**What the task asks**
Write out all of the entries that follow, word for word, but skip the pictures.

**Records supplied**
::::
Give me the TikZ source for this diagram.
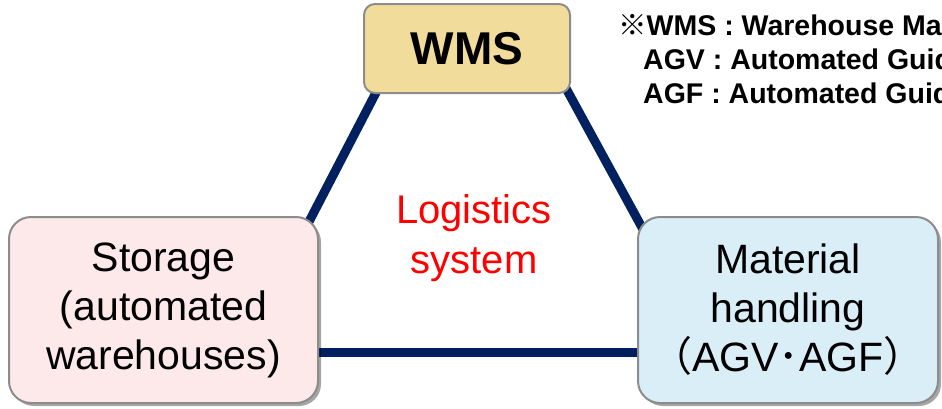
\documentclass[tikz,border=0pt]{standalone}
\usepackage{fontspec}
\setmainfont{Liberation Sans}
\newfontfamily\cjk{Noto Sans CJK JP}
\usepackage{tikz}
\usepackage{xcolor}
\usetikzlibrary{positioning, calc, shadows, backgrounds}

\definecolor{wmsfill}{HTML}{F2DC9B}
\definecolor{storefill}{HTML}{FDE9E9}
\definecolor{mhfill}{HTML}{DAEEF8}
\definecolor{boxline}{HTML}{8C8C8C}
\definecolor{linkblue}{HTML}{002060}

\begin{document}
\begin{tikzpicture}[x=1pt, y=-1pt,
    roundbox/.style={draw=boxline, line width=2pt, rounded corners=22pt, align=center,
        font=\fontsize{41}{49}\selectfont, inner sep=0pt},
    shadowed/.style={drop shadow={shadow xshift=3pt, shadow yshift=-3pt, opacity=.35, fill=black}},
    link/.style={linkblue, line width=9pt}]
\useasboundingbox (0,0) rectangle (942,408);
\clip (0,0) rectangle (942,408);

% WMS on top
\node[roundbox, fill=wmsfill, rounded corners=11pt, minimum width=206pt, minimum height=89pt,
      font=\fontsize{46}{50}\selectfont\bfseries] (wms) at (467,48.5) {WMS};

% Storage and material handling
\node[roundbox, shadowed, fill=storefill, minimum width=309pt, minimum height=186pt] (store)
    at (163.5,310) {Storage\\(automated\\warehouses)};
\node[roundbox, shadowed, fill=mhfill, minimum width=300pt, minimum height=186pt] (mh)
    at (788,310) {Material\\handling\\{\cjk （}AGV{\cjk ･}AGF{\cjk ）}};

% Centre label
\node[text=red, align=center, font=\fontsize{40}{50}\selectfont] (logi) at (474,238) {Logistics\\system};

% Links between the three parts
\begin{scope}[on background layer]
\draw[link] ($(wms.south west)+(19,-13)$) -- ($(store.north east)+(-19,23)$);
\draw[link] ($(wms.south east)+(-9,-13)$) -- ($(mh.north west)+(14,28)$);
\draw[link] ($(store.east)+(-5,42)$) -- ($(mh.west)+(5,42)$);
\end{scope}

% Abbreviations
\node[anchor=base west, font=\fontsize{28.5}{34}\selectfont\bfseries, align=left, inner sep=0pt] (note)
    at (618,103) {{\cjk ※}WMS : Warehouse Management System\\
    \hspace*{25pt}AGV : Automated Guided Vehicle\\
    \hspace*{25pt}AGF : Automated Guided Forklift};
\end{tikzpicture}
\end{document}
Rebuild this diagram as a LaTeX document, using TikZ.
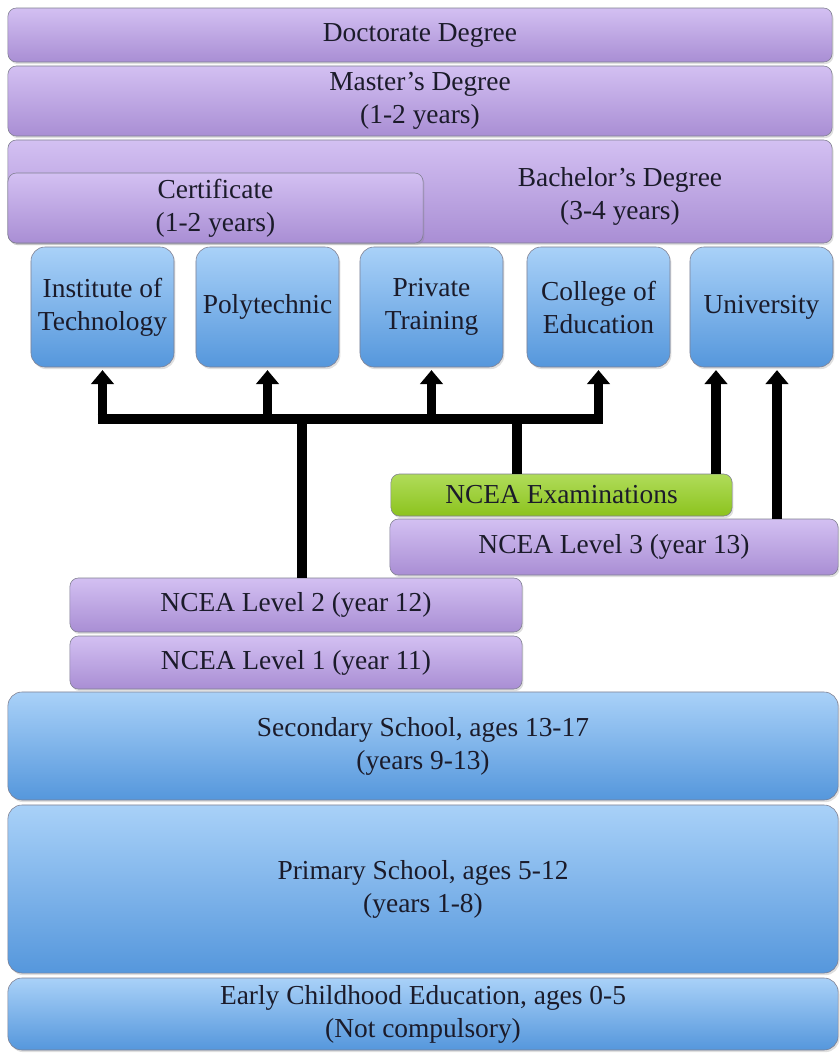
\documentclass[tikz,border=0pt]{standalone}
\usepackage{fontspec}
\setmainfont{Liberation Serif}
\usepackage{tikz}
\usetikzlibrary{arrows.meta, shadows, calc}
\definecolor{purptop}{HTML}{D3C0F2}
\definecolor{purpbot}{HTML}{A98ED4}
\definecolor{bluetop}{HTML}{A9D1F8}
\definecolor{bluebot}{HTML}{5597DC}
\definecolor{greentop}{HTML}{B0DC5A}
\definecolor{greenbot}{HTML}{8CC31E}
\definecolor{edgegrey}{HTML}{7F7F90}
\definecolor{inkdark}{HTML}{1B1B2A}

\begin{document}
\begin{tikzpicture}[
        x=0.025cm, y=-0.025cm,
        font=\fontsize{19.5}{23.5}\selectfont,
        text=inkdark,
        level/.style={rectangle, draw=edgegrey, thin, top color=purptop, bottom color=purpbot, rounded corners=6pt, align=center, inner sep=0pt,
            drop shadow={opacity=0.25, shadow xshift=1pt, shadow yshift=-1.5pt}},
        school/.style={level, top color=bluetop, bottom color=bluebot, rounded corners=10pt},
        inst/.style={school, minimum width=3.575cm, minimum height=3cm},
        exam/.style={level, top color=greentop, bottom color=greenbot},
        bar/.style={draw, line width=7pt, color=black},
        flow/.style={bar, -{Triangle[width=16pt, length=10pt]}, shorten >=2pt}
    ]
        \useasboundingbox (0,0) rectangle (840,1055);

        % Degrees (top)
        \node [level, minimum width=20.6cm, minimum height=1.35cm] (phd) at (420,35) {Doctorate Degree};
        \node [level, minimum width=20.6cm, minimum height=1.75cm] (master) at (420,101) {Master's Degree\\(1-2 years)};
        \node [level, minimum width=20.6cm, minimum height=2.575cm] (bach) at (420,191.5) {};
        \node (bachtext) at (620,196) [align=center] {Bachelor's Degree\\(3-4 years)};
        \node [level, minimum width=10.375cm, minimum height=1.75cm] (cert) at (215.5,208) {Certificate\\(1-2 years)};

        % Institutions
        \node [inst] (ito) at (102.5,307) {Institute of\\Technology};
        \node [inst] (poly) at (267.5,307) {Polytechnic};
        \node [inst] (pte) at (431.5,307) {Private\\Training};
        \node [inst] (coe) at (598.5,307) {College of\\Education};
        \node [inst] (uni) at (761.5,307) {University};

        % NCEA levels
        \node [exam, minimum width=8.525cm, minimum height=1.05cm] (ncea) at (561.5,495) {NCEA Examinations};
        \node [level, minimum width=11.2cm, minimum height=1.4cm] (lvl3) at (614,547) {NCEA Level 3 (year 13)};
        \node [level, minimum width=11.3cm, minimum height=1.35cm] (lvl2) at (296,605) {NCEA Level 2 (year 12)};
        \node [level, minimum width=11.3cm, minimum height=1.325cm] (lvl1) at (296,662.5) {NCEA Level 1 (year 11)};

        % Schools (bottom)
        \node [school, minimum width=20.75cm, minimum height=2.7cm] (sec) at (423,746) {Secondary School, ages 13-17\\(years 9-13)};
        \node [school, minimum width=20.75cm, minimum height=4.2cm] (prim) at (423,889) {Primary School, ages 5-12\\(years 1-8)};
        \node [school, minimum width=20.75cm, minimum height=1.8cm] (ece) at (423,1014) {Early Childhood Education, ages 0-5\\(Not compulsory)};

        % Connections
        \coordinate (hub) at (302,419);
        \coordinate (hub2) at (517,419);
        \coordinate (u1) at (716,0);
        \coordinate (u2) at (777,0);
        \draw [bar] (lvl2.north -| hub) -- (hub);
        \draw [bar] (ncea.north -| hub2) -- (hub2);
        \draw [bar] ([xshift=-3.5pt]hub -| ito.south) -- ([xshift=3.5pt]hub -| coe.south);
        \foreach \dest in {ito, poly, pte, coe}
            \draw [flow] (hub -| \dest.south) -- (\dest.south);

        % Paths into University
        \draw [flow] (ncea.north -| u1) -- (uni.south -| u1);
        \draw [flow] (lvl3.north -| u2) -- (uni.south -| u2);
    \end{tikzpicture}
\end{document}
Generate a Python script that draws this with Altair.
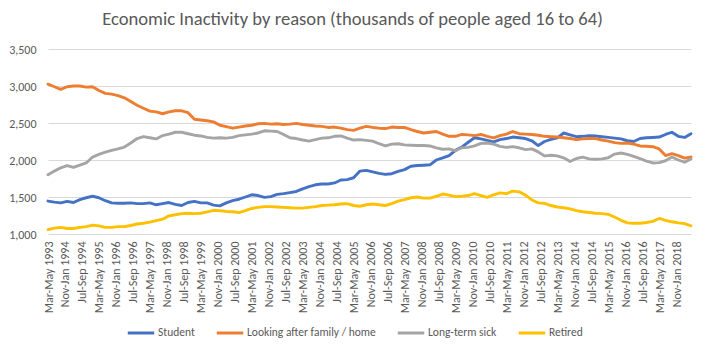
::::
**Task output**
Give me the TikZ source for this diagram.
\documentclass[tikz,border=0pt]{standalone}
\usepackage{fontspec}
\setmainfont{Liberation Sans}
\newfontfamily\cjk{Noto Sans CJK JP}
\usepackage{tikz}
\usepackage{xcolor}
\usetikzlibrary{positioning, calc, shadows, backgrounds}

\definecolor{wmsfill}{HTML}{F2DC9B}
\definecolor{storefill}{HTML}{FDE9E9}
\definecolor{mhfill}{HTML}{DAEEF8}
\definecolor{boxline}{HTML}{8C8C8C}
\definecolor{linkblue}{HTML}{002060}

\begin{document}
\begin{tikzpicture}[x=1pt, y=-1pt,
    roundbox/.style={draw=boxline, line width=2pt, rounded corners=22pt, align=center,
        font=\fontsize{41}{49}\selectfont, inner sep=0pt},
    shadowed/.style={drop shadow={shadow xshift=3pt, shadow yshift=-3pt, opacity=.35, fill=black}},
    link/.style={linkblue, line width=9pt}]
\useasboundingbox (0,0) rectangle (942,408);
\clip (0,0) rectangle (942,408);

% WMS on top
\node[roundbox, fill=wmsfill, rounded corners=11pt, minimum width=206pt, minimum height=89pt,
      font=\fontsize{46}{50}\selectfont\bfseries] (wms) at (467,48.5) {WMS};

% Storage and material handling
\node[roundbox, shadowed, fill=storefill, minimum width=309pt, minimum height=186pt] (store)
    at (163.5,310) {Storage\\(automated\\warehouses)};
\node[roundbox, shadowed, fill=mhfill, minimum width=300pt, minimum height=186pt] (mh)
    at (788,310) {Material\\handling\\{\cjk （}AGV{\cjk ･}AGF{\cjk ）}};

% Centre label
\node[text=red, align=center, font=\fontsize{40}{50}\selectfont] (logi) at (474,238) {Logistics\\system};

% Links between the three parts
\begin{scope}[on background layer]
\draw[link] ($(wms.south west)+(19,-13)$) -- ($(store.north east)+(-19,23)$);
\draw[link] ($(wms.south east)+(-9,-13)$) -- ($(mh.north west)+(14,28)$);
\draw[link] ($(store.east)+(-5,42)$) -- ($(mh.west)+(5,42)$);
\end{scope}

% Abbreviations
\node[anchor=base west, font=\fontsize{28.5}{34}\selectfont\bfseries, align=left, inner sep=0pt] (note)
    at (618,103) {{\cjk ※}WMS : Warehouse Management System\\
    \hspace*{25pt}AGV : Automated Guided Vehicle\\
    \hspace*{25pt}AGF : Automated Guided Forklift};
\end{tikzpicture}
\end{document}
Rebuild this diagram as a LaTeX document, using TikZ.
\documentclass[tikz,border=0pt]{standalone}
\usepackage{fontspec}
\setmainfont{Liberation Serif}
\usepackage{tikz}
\usetikzlibrary{arrows.meta, shadows, calc}
\definecolor{purptop}{HTML}{D3C0F2}
\definecolor{purpbot}{HTML}{A98ED4}
\definecolor{bluetop}{HTML}{A9D1F8}
\definecolor{bluebot}{HTML}{5597DC}
\definecolor{greentop}{HTML}{B0DC5A}
\definecolor{greenbot}{HTML}{8CC31E}
\definecolor{edgegrey}{HTML}{7F7F90}
\definecolor{inkdark}{HTML}{1B1B2A}

\begin{document}
\begin{tikzpicture}[
        x=0.025cm, y=-0.025cm,
        font=\fontsize{19.5}{23.5}\selectfont,
        text=inkdark,
        level/.style={rectangle, draw=edgegrey, thin, top color=purptop, bottom color=purpbot, rounded corners=6pt, align=center, inner sep=0pt,
            drop shadow={opacity=0.25, shadow xshift=1pt, shadow yshift=-1.5pt}},
        school/.style={level, top color=bluetop, bottom color=bluebot, rounded corners=10pt},
        inst/.style={school, minimum width=3.575cm, minimum height=3cm},
        exam/.style={level, top color=greentop, bottom color=greenbot},
        bar/.style={draw, line width=7pt, color=black},
        flow/.style={bar, -{Triangle[width=16pt, length=10pt]}, shorten >=2pt}
    ]
        \useasboundingbox (0,0) rectangle (840,1055);

        % Degrees (top)
        \node [level, minimum width=20.6cm, minimum height=1.35cm] (phd) at (420,35) {Doctorate Degree};
        \node [level, minimum width=20.6cm, minimum height=1.75cm] (master) at (420,101) {Master's Degree\\(1-2 years)};
        \node [level, minimum width=20.6cm, minimum height=2.575cm] (bach) at (420,191.5) {};
        \node (bachtext) at (620,196) [align=center] {Bachelor's Degree\\(3-4 years)};
        \node [level, minimum width=10.375cm, minimum height=1.75cm] (cert) at (215.5,208) {Certificate\\(1-2 years)};

        % Institutions
        \node [inst] (ito) at (102.5,307) {Institute of\\Technology};
        \node [inst] (poly) at (267.5,307) {Polytechnic};
        \node [inst] (pte) at (431.5,307) {Private\\Training};
        \node [inst] (coe) at (598.5,307) {College of\\Education};
        \node [inst] (uni) at (761.5,307) {University};

        % NCEA levels
        \node [exam, minimum width=8.525cm, minimum height=1.05cm] (ncea) at (561.5,495) {NCEA Examinations};
        \node [level, minimum width=11.2cm, minimum height=1.4cm] (lvl3) at (614,547) {NCEA Level 3 (year 13)};
        \node [level, minimum width=11.3cm, minimum height=1.35cm] (lvl2) at (296,605) {NCEA Level 2 (year 12)};
        \node [level, minimum width=11.3cm, minimum height=1.325cm] (lvl1) at (296,662.5) {NCEA Level 1 (year 11)};

        % Schools (bottom)
        \node [school, minimum width=20.75cm, minimum height=2.7cm] (sec) at (423,746) {Secondary School, ages 13-17\\(years 9-13)};
        \node [school, minimum width=20.75cm, minimum height=4.2cm] (prim) at (423,889) {Primary School, ages 5-12\\(years 1-8)};
        \node [school, minimum width=20.75cm, minimum height=1.8cm] (ece) at (423,1014) {Early Childhood Education, ages 0-5\\(Not compulsory)};

        % Connections
        \coordinate (hub) at (302,419);
        \coordinate (hub2) at (517,419);
        \coordinate (u1) at (716,0);
        \coordinate (u2) at (777,0);
        \draw [bar] (lvl2.north -| hub) -- (hub);
        \draw [bar] (ncea.north -| hub2) -- (hub2);
        \draw [bar] ([xshift=-3.5pt]hub -| ito.south) -- ([xshift=3.5pt]hub -| coe.south);
        \foreach \dest in {ito, poly, pte, coe}
            \draw [flow] (hub -| \dest.south) -- (\dest.south);

        % Paths into University
        \draw [flow] (ncea.north -| u1) -- (uni.south -| u1);
        \draw [flow] (lvl3.north -| u2) -- (uni.south -| u2);
    \end{tikzpicture}
\end{document}
Generate a Python script that draws this with Altair.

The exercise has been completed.